The United States has the largest and most profitable freight railway network in the world and demand for freight rail transportation is set to rise by as much as 30% to 40% by 2050.
This is according to a recent report by CNBC, which has highlighted the efficiency and rapid growth of demand for freight rail, which competes fiercely with the local trucking industry.
Economists and analysts have forecast that US consumer demand alone, which has been rising since the summer of 2020, is expected to grow by between 30% and 40% over the next few decades, fuelling demand to transport goods over land. And while the US lags behind the rest of the world when it comes to passenger trains its freight rail efficiency is streets ahead. A total of 140 000 miles of rail network moves roughly 40% of the country’s long-distance freight.
Jason Khuen, Vice President of think tank, Oliver Wyman, told CNBC: “The northern American freight rail network is considered the most efficient and the largest in the world and most profitable.”
Freight rail competes directly with trucking to move cars, coal and chemical cargo, while trains are also increasingly moving consumer goods as the e-commerce boom continues. There are a total of seven major freight rail networks in the US, of which the top-five firms recorded a joint operating revenue of $71,1 billion in 2019.

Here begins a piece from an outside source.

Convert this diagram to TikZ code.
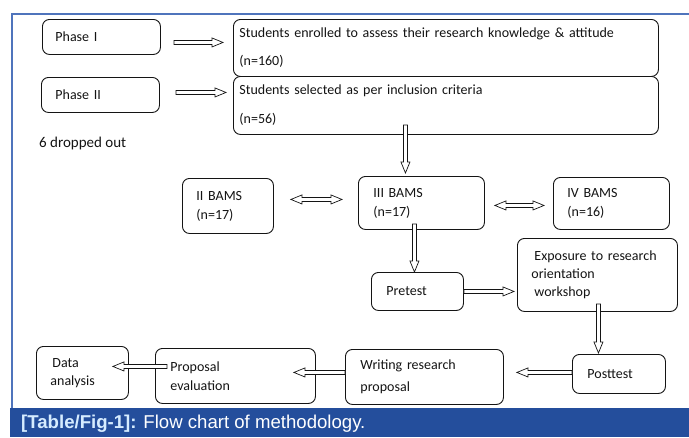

Freight Waves CEO, Craig Fuller, said while the top four rail firms were “incredibly profitable” and achieving gains they had not experienced in the history of rail in the country, the same was not true for passenger rail. Amtrak, the US’s passenger rail service, which owns just 3% of the rail network and also pays $140 million a year to move passengers on the freight network, has never pegged a profit and continues to generate losses annually.
Apart from its profitability, Freight Rail is also the most environmentally friendly mode of goods transport on land, emitting just 25% of the CO2 emissions of the trucking sector. A train can also move more than 200 containers, making rail far more efficient than road transport.
The rise of e-commerce is fuelling demand for intermodal train transport but organised criminals are now increasingly targeting trains to loot expensive consumer goods. In Los Angeles, FedEx and Amazon boxes have been found strewn across the tracks after criminals targeted the cargo.
Looming changes to the transport sector in the US, such as automated (self-driving) trucks are expected to impact the rail sector, which analysts have described as operating as an oligarchy with “monopolistic power” that commands high prices, despite some government regulation. Automated trucks are expected to drive down costs for labour-intensive trucking businesses by as much as 70%.
John Turner, Vice President of Operations and Planning, Pacific Region, for Parallel Systems a firm that is currently working on developing self-driving trains, said self-driving trucks would be far more beneficial to the trucking industry than autonomous trains would be to rail firms. He anticipates that rail firms will fight the move to autonomous trucks by lobbying the government to ensure the industry is “highly regulated and boxed in”.